[Figure scripts]
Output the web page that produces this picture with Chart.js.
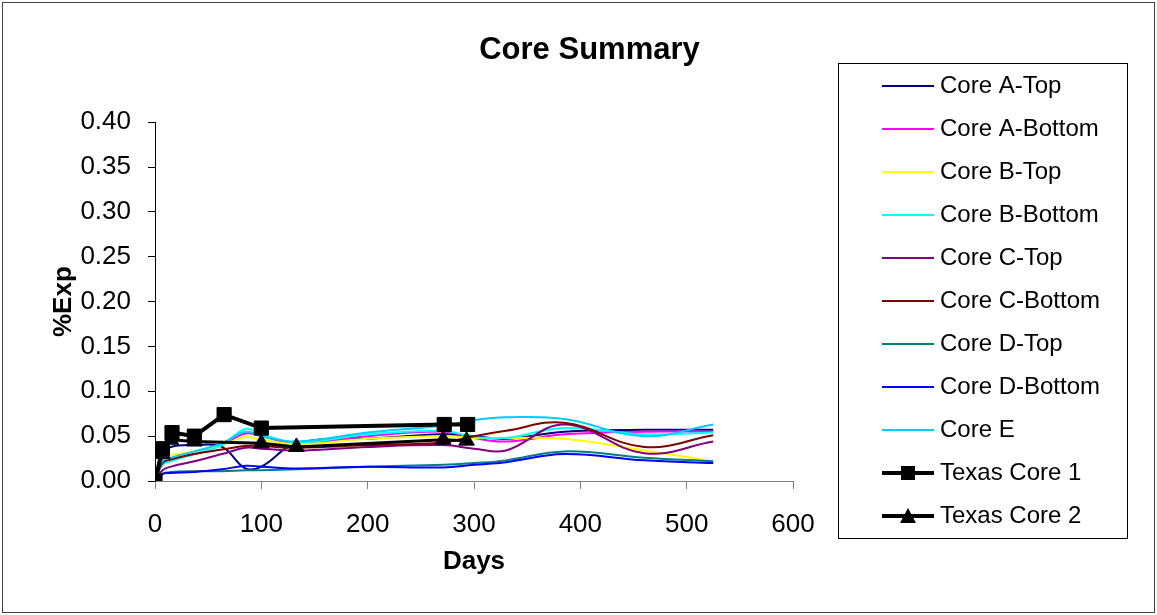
<!DOCTYPE html>
<html>
<head>
<meta charset="utf-8">
<title>Core Summary</title>
<script src="https://cdn.jsdelivr.net/npm/chart.js@4.4.1/dist/chart.umd.min.js"></script>
<style>
  html, body { margin: 0; padding: 0; background: #fff; }
  canvas { display: block; }
</style>
</head>
<body>
<canvas id="coreChart" width="1157" height="615"></canvas>
<script>
// axis ticks
const dayTicks = [0, 100, 200, 300, 400, 500, 600];
const expTicks = [0, 0.05, 0.10, 0.15, 0.20, 0.25, 0.30, 0.35, 0.40];

// sampling days shared by the lab cores
const coreDays = [0, 7, 15, 37, 63, 85, 100, 133, 200, 271, 300, 330, 385, 460, 525];

const coreATop    = [0, 0.030, 0.038, 0.040, 0.038, 0.014, 0.016, 0.042, 0.047, 0.052, 0.050, 0.047, 0.055, 0.057, 0.057];
const coreABottom = [0, 0.020, 0.025, 0.030, 0.040, 0.053, 0.050, 0.042, 0.050, 0.055, 0.048, 0.044, 0.052, 0.055, 0.055];
const coreBTop    = [0, 0.025, 0.029, 0.033, 0.040, 0.049, 0.046, 0.041, 0.047, 0.050, 0.048, 0.048, 0.047, 0.034, 0.022];
const coreBBottom = [0, 0.018, 0.022, 0.030, 0.040, 0.058, 0.052, 0.043, 0.052, 0.056, 0.049, 0.048, 0.059, 0.052, 0.054];
const coreCTop    = [0, 0.012, 0.016, 0.022, 0.030, 0.037, 0.036, 0.034, 0.038, 0.040, 0.036, 0.034, 0.063, 0.031, 0.044];
const coreCBottom = [0, 0.020, 0.024, 0.030, 0.035, 0.039, 0.039, 0.037, 0.040, 0.043, 0.050, 0.056, 0.065, 0.038, 0.051];
const coreDTop    = [0, 0.008, 0.010, 0.011, 0.011, 0.012, 0.012, 0.013, 0.016, 0.018, 0.020, 0.023, 0.033, 0.026, 0.022];
const coreDBottom = [0, 0.008, 0.009, 0.010, 0.013, 0.017, 0.016, 0.014, 0.016, 0.015, 0.018, 0.021, 0.030, 0.023, 0.020];
const coreE       = [0, 0.022, 0.026, 0.033, 0.042, 0.055, 0.050, 0.044, 0.054, 0.062, 0.068, 0.071, 0.069, 0.050, 0.063];

// field cores
const texas1Days = [0, 7, 16, 37, 65, 100, 272, 294];
const texas1Exp  = [0, 0.036, 0.054, 0.050, 0.074, 0.059, 0.063, 0.063];
const texas2Days = [0, 7, 15, 37, 100, 133, 271, 293];
const texas2Exp  = [0, 0.030, 0.046, 0.044, 0.042, 0.038, 0.046, 0.045];

const FONT = 'Liberation Sans, Arial, sans-serif';

function toXY(days, vals) {
  return days.map((d, i) => ({ x: d, y: vals[i] }));
}

// little line (+ marker) swatch used as the legend symbol
function legendSample(color, width, marker) {
  const c = document.createElement('canvas');
  c.width = 128;
  c.height = 20;
  const g = c.getContext('2d');
  g.strokeStyle = color;
  g.lineWidth = width;
  g.beginPath();
  g.moveTo(76, 10);
  g.lineTo(128, 10);
  g.stroke();
  g.fillStyle = color;
  if (marker === 'rect') {
    g.fillRect(95, 3, 14, 14);
  } else if (marker === 'triangle') {
    g.beginPath();
    g.moveTo(102, 2);
    g.lineTo(110, 17);
    g.lineTo(94, 17);
    g.closePath();
    g.fill();
  }
  return c;
}

function coreLine(label, vals, color) {
  return {
    label: label,
    data: toXY(coreDays, vals),
    borderColor: color,
    backgroundColor: color,
    borderWidth: 2,
    pointRadius: 0,
    tension: 0.4,
    sample: legendSample(color, 2, null)
  };
}

const datasets = [
  coreLine('Core A-Top', coreATop, '#000080'),
  coreLine('Core A-Bottom', coreABottom, '#FF00FF'),
  coreLine('Core B-Top', coreBTop, '#FFFF00'),
  coreLine('Core B-Bottom', coreBBottom, '#00FFFF'),
  coreLine('Core C-Top', coreCTop, '#800080'),
  coreLine('Core C-Bottom', coreCBottom, '#800000'),
  coreLine('Core D-Top', coreDTop, '#008080'),
  coreLine('Core D-Bottom', coreDBottom, '#0000FF'),
  coreLine('Core E', coreE, '#00CCFF'),
  {
    label: 'Texas Core 1',
    data: toXY(texas1Days, texas1Exp),
    borderColor: '#000',
    backgroundColor: '#000',
    borderWidth: 4,
    pointStyle: 'rect',
    pointRadius: 10,
    pointBorderWidth: 1,
    tension: 0,
    sample: legendSample('#000', 4, 'rect')
  },
  {
    label: 'Texas Core 2',
    data: toXY(texas2Days, texas2Exp),
    borderColor: '#000',
    backgroundColor: '#000',
    borderWidth: 3,
    pointStyle: 'triangle',
    pointRadius: 9,
    pointBorderWidth: 1,
    tension: 0,
    sample: legendSample('#000', 4, 'triangle')
  }
];

// later series sit on top, as in the spreadsheet
datasets.forEach((ds, i) => {
  ds.showLine = true;
  ds.order = datasets.length - i;
});

const chartFrame = {
  id: 'chartFrame',
  beforeDraw(chart) {
    const ctx = chart.ctx;
    ctx.save();
    ctx.fillStyle = '#fff';
    ctx.fillRect(0, 0, chart.width, chart.height);
    ctx.restore();
  },
  afterDraw(chart) {
    const ctx = chart.ctx;
    ctx.save();
    ctx.strokeStyle = '#404040';
    ctx.lineWidth = 1;
    ctx.strokeRect(2.5, 2.5, chart.width - 5, chart.height - 5);

    // box round the legend
    const boxes = chart.legend.legendHitBoxes;
    if (boxes && boxes.length) {
      const first = boxes[0];
      const last = boxes[boxes.length - 1];
      const left = Math.round(first.left + 26) + 0.5;
      const top = Math.round(first.top - 11) + 0.5;
      const bottom = Math.round(last.top + last.height + 10) + 0.5;
      const right = Math.round(chart.legend.right + 27) + 0.5;
      ctx.strokeStyle = '#000';
      ctx.strokeRect(left, top, right - left, bottom - top);
    }
    ctx.restore();
  }
};

const ctx = document.getElementById('coreChart').getContext('2d');
const coreChart = new Chart(ctx, {
  type: 'scatter',
  data: { datasets: datasets },
  plugins: [chartFrame],
  options: {
    responsive: false,
    animation: false,
    layout: { padding: { left: 79, right: 57, top: 0, bottom: 0 } },
    plugins: {
      title: {
        display: true,
        text: 'Core Summary',
        color: '#000',
        font: { family: FONT, size: 31, weight: 'bold', lineHeight: 1.2 },
        padding: { top: 32, bottom: -14 }
      },
      // empty spacer above the plot only (not above the legend)
      subtitle: {
        display: true,
        text: '',
        fullSize: false,
        font: { family: FONT, size: 10, lineHeight: 1 },
        padding: { top: 0, bottom: 57 }
      },
      legend: {
        position: 'right',
        align: 'start',
        fullSize: true,
        maxWidth: 307,
        // blank legend title pushes the first entry down
        title: {
          display: true,
          text: '',
          font: { family: FONT, size: 10, lineHeight: 1 },
          padding: { top: 0, bottom: 45 }
        },
        labels: {
          usePointStyle: true,
          pointStyleWidth: 116,
          padding: 19,
          color: '#000',
          font: { family: FONT, size: 24 },
          sort: (a, b) => a.datasetIndex - b.datasetIndex,
          generateLabels: (chart) => {
            const items = Chart.defaults.plugins.legend.labels.generateLabels(chart);
            items.forEach(it => {
              it.pointStyle = chart.data.datasets[it.datasetIndex].sample;
            });
            return items;
          }
        }
      },
      tooltip: { enabled: false }
    },
    scales: {
      x: {
        type: 'linear',
        min: dayTicks[0],
        max: dayTicks[dayTicks.length - 1],
        afterFit: (s) => { s.height = 134; },
        ticks: {
          stepSize: dayTicks[1] - dayTicks[0],
          color: '#000',
          padding: 20,
          maxRotation: 0,
          font: { family: FONT, size: 26 }
        },
        grid: { drawOnChartArea: false, color: '#808080', tickLength: 8 },
        border: { color: '#808080', width: 1 },
        title: {
          display: true,
          text: 'Days',
          color: '#000',
          font: { family: FONT, size: 26, weight: 'bold', lineHeight: 1.2 },
          padding: { top: 0, bottom: 38 }
        }
      },
      y: {
        type: 'linear',
        min: expTicks[0],
        max: expTicks[expTicks.length - 1],
        afterFit: (s) => { s.width = 76; },
        ticks: {
          stepSize: expTicks[1] - expTicks[0],
          color: '#000',
          padding: 17,
          font: { family: FONT, size: 26 },
          callback: (v) => v.toFixed(2)
        },
        grid: { drawOnChartArea: false, color: '#000', tickLength: 7 },
        border: { color: '#000', width: 1 },
        title: {
          display: true,
          text: '%Exp',
          color: '#000',
          font: { family: FONT, size: 26, weight: 'bold', lineHeight: 1.2 },
          padding: { top: -31, bottom: 0 }
        }
      }
    }
  }
});
</script>
</body>
</html>
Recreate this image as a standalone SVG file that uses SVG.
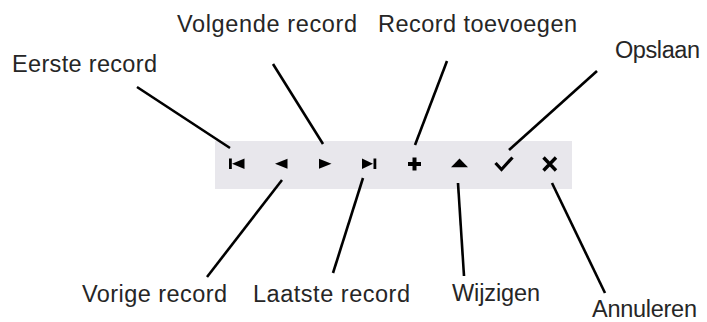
<svg xmlns="http://www.w3.org/2000/svg" width="707" height="322" viewBox="0 0 707 322">
<style>
.lbl{font-family:"Liberation Sans",Arial,sans-serif;font-size:23.5px;fill:#262626}
.ln{stroke:#000;stroke-width:2.6;fill:none;stroke-linecap:butt}
.ic{fill:#000}
.ics{stroke:#000;fill:none}
</style>
<rect width="707" height="322" fill="#fff"/>
<g id="toolbar">
<rect x="215" y="141" width="357" height="48" fill="#e8e7ec"/>
</g>
<g id="btn-first"><rect class="ic" x="229" y="158.5" width="2.8" height="10.5"/><path class="ic" d="M232 163.7 L244.5 158.5 L244.5 169 Z"/></g>
<g id="btn-prev"><path class="ic" d="M275 163.7 L287.5 158.8 L287.5 168.8 Z"/></g>
<g id="btn-next"><path class="ic" d="M331.5 163.7 L319 158.8 L319 168.8 Z"/></g>
<g id="btn-last"><path class="ic" d="M373 163.7 L362 158.5 L362 169 Z"/><rect class="ic" x="373.5" y="158.5" width="2.8" height="10.5"/></g>
<g id="btn-add"><path class="ics" stroke-width="4" d="M414.5 157.5 V170.5 M408 164 H421"/></g>
<g id="btn-edit"><path class="ic" d="M459.5 158.5 L468 167.3 L451 167.3 Z"/></g>
<g id="btn-save"><path class="ics" stroke-width="3.2" d="M495.5 163 L501.5 169.5 L512.5 157.5"/></g>
<g id="btn-cancel"><path class="ics" stroke-width="3.4" d="M543.5 157.5 L556 170.5 M556 157.5 L543.5 170.5"/></g>
<g id="connectors">
<line class="ln" x1="137" y1="87" x2="230" y2="148"/>
<line class="ln" x1="273" y1="64" x2="323" y2="144"/>
<line class="ln" x1="447" y1="61" x2="415" y2="145"/>
<line class="ln" x1="597" y1="71" x2="509" y2="150"/>
<line class="ln" x1="282" y1="180" x2="207" y2="277"/>
<line class="ln" x1="363" y1="178" x2="333" y2="273"/>
<line class="ln" x1="458" y1="183" x2="464" y2="276"/>
<line class="ln" x1="552" y1="183" x2="605" y2="293"/>
</g>
<g id="label-eerste"><text class="lbl" x="12" y="72" textLength="145">Eerste record</text></g>
<g id="label-volgende"><text class="lbl" x="177" y="32" textLength="180">Volgende record</text></g>
<g id="label-toevoegen"><text class="lbl" x="378" y="32" textLength="199">Record toevoegen</text></g>
<g id="label-opslaan"><text class="lbl" x="615" y="58" textLength="85">Opslaan</text></g>
<g id="label-vorige"><text class="lbl" x="82" y="302" textLength="145">Vorige record</text></g>
<g id="label-laatste"><text class="lbl" x="253" y="302" textLength="157">Laatste record</text></g>
<g id="label-wijzigen"><text class="lbl" x="452" y="301" textLength="88">Wijzigen</text></g>
<g id="label-annuleren"><text class="lbl" x="592" y="317" textLength="105">Annuleren</text></g>
</svg>
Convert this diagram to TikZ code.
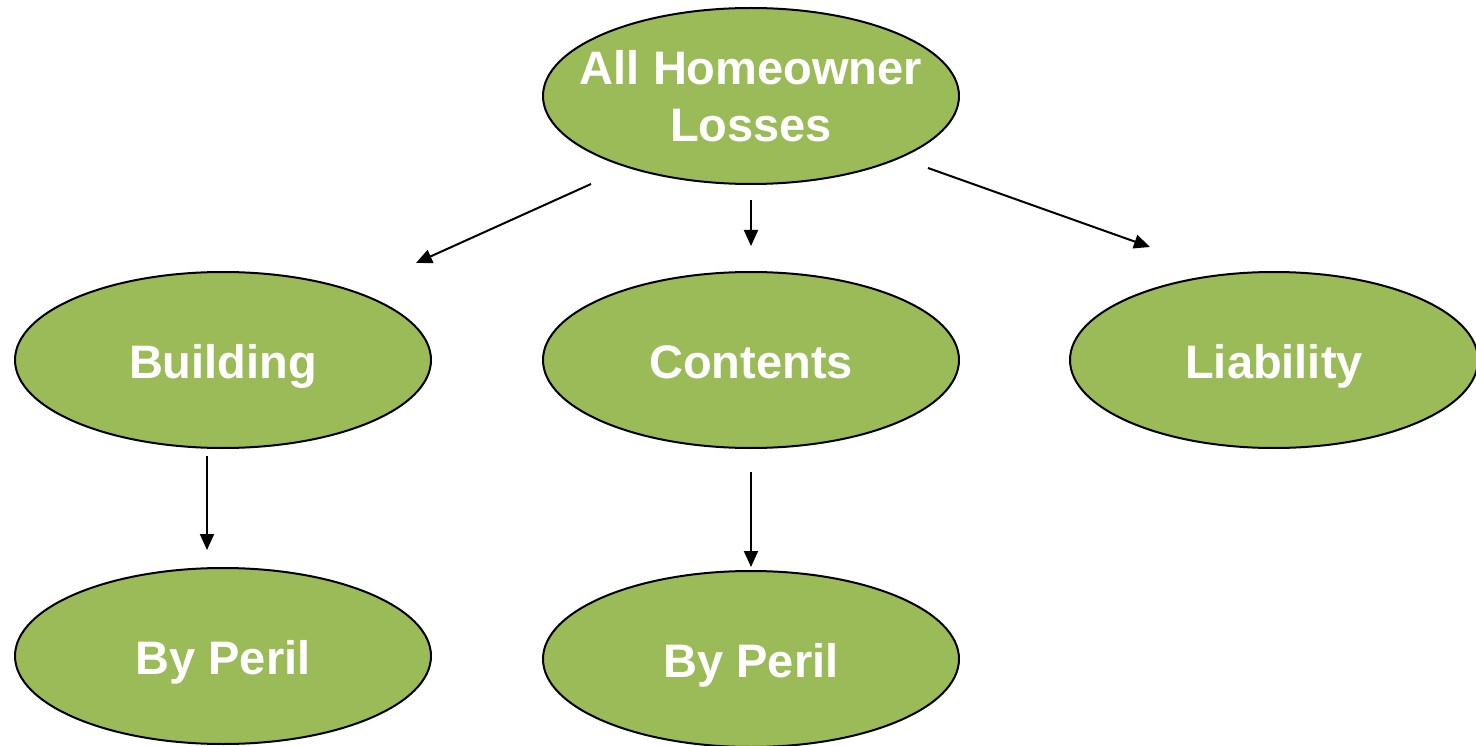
\documentclass[tikz,border=0pt]{standalone}
\usepackage{fontspec}
\setmainfont{Liberation Sans}
\usetikzlibrary{shapes.geometric,arrows.meta}
\definecolor{leaf}{HTML}{9BBB59}
\tikzset{
  oval/.style={ellipse, draw=black, line width=2pt, fill=leaf, inner sep=0pt,
    minimum width=416pt, minimum height=176pt, text=white,
    font=\fontsize{47pt}{57pt}\selectfont\bfseries, align=center},
  oneline/.style={oval, text height=42pt, text depth=6pt},
  link/.style={line width=2pt, -{Triangle[length=16pt,width=14pt]}}
}
\begin{document}
\begin{tikzpicture}[x=1pt,y=-1pt]
\useasboundingbox (0,0) rectangle (1476,746);
\node[oval] (top) at (751,96) {\makebox[0pt]{All Homeowner}\\\makebox[0pt]{Losses}};
\node[oneline] (bld) at (223,360) {Building};
\node[oneline] (cnt) at (751,360) {Contents};
\node[oneline, minimum width=408pt] (lia) at (1274,360) {Liability};
\node[oneline] (bp1) at (223,656) {By Peril};
\node[oneline] (bp2) at (751,659) {By Peril};
\coordinate (a1s) at (591,184); \coordinate (a1e) at (416,263);
\coordinate (a2s) at (751,200); \coordinate (a2e) at (751,246);
\coordinate (a3s) at (928,168); \coordinate (a3e) at (1150,247);
\coordinate (a4s) at (207,456); \coordinate (a4e) at (207,550);
\coordinate (a5s) at (751,472); \coordinate (a5e) at (751,567);
\draw[link] (a1s) -- (a1e);
\draw[link] (a2s) -- (a2e);
\draw[link] (a3s) -- (a3e);
\draw[link] (a4s) -- (a4e);
\draw[link] (a5s) -- (a5e);
\end{tikzpicture}
\end{document}
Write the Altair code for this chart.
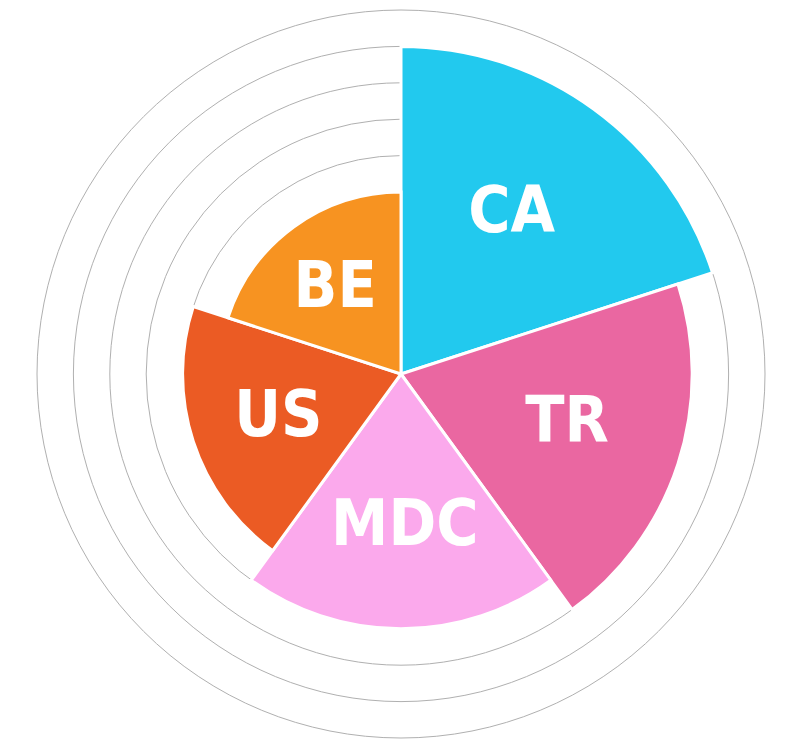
import altair as alt
import pandas as pd
import math

countries = ["CA", "TR", "MDC", "US", "BE"]
values = [9, 8, 7, 6, 5]
colors = ["#22C9EE", "#EA67A1", "#FBA9EC", "#EB5B24", "#F79321"]
grid_values = [5, 6, 7, 8, 9, 10]

df = pd.DataFrame({
    "country": countries,
    "value": values,
    "idx": list(range(len(countries))),
})
gdf = pd.DataFrame({"g": grid_values})

n = len(countries)
tscale = alt.Scale(domain=[0, n], range=[0, 2 * math.pi])
rscale = alt.Scale(type="linear", domain=[0, 10], range=[0, 364])
cscale = alt.Scale(domain=countries, range=colors)

grid = alt.Chart(gdf).transform_calculate(
    t0="0", t1=str(n)
).mark_arc(fill="transparent", stroke="#b0b0b0", strokeWidth=1).encode(
    theta=alt.Theta("t0:Q", scale=tscale),
    theta2="t1:Q",
    radius=alt.Radius("g:Q", scale=rscale),
)

wedges = alt.Chart(df).transform_calculate(
    t1="datum.idx + 1"
).mark_arc(stroke="white", strokeWidth=3).encode(
    theta=alt.Theta("idx:Q", scale=tscale),
    theta2="t1:Q",
    radius=alt.Radius("value:Q", scale=rscale),
    color=alt.Color("country:N", scale=cscale, legend=None),
)

labels = alt.Chart(df).transform_calculate(
    tm="datum.idx + 0.48", lr="datum.value * 0.595"
).mark_text(
    font="DejaVu Sans Condensed, Liberation Sans Narrow, Liberation Sans, sans-serif",
    fontWeight="bold", fontSize=64,
    color="white", align="center", baseline="middle"
).encode(
    theta=alt.Theta("tm:Q", scale=tscale),
    radius=alt.Radius("lr:Q", scale=rscale),
    text="country:N",
)

chart = alt.layer(grid, wedges, labels).properties(
    width=786, height=728, padding=0
).configure_view(stroke=None)

chart.save("out.html", embed_options={"renderer": "svg", "actions": False})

(TO DO): Without any pictures, write out the lines running from the one containing "Write the Altair code for this chart." through the end of the listing above, both included, exactly as given.

(TASK SOLUTION):
Write the Altair code for this chart.
import altair as alt
import pandas as pd
import math

countries = ["CA", "TR", "MDC", "US", "BE"]
values = [9, 8, 7, 6, 5]
colors = ["#22C9EE", "#EA67A1", "#FBA9EC", "#EB5B24", "#F79321"]
grid_values = [5, 6, 7, 8, 9, 10]

df = pd.DataFrame({
    "country": countries,
    "value": values,
    "idx": list(range(len(countries))),
})
gdf = pd.DataFrame({"g": grid_values})

n = len(countries)
tscale = alt.Scale(domain=[0, n], range=[0, 2 * math.pi])
rscale = alt.Scale(type="linear", domain=[0, 10], range=[0, 364])
cscale = alt.Scale(domain=countries, range=colors)

grid = alt.Chart(gdf).transform_calculate(
    t0="0", t1=str(n)
).mark_arc(fill="transparent", stroke="#b0b0b0", strokeWidth=1).encode(
    theta=alt.Theta("t0:Q", scale=tscale),
    theta2="t1:Q",
    radius=alt.Radius("g:Q", scale=rscale),
)

wedges = alt.Chart(df).transform_calculate(
    t1="datum.idx + 1"
).mark_arc(stroke="white", strokeWidth=3).encode(
    theta=alt.Theta("idx:Q", scale=tscale),
    theta2="t1:Q",
    radius=alt.Radius("value:Q", scale=rscale),
    color=alt.Color("country:N", scale=cscale, legend=None),
)

labels = alt.Chart(df).transform_calculate(
    tm="datum.idx + 0.48", lr="datum.value * 0.595"
).mark_text(
    font="DejaVu Sans Condensed, Liberation Sans Narrow, Liberation Sans, sans-serif",
    fontWeight="bold", fontSize=64,
    color="white", align="center", baseline="middle"
).encode(
    theta=alt.Theta("tm:Q", scale=tscale),
    radius=alt.Radius("lr:Q", scale=rscale),
    text="country:N",
)

chart = alt.layer(grid, wedges, labels).properties(
    width=786, height=728, padding=0
).configure_view(stroke=None)

chart.save("out.html", embed_options={"renderer": "svg", "actions": False})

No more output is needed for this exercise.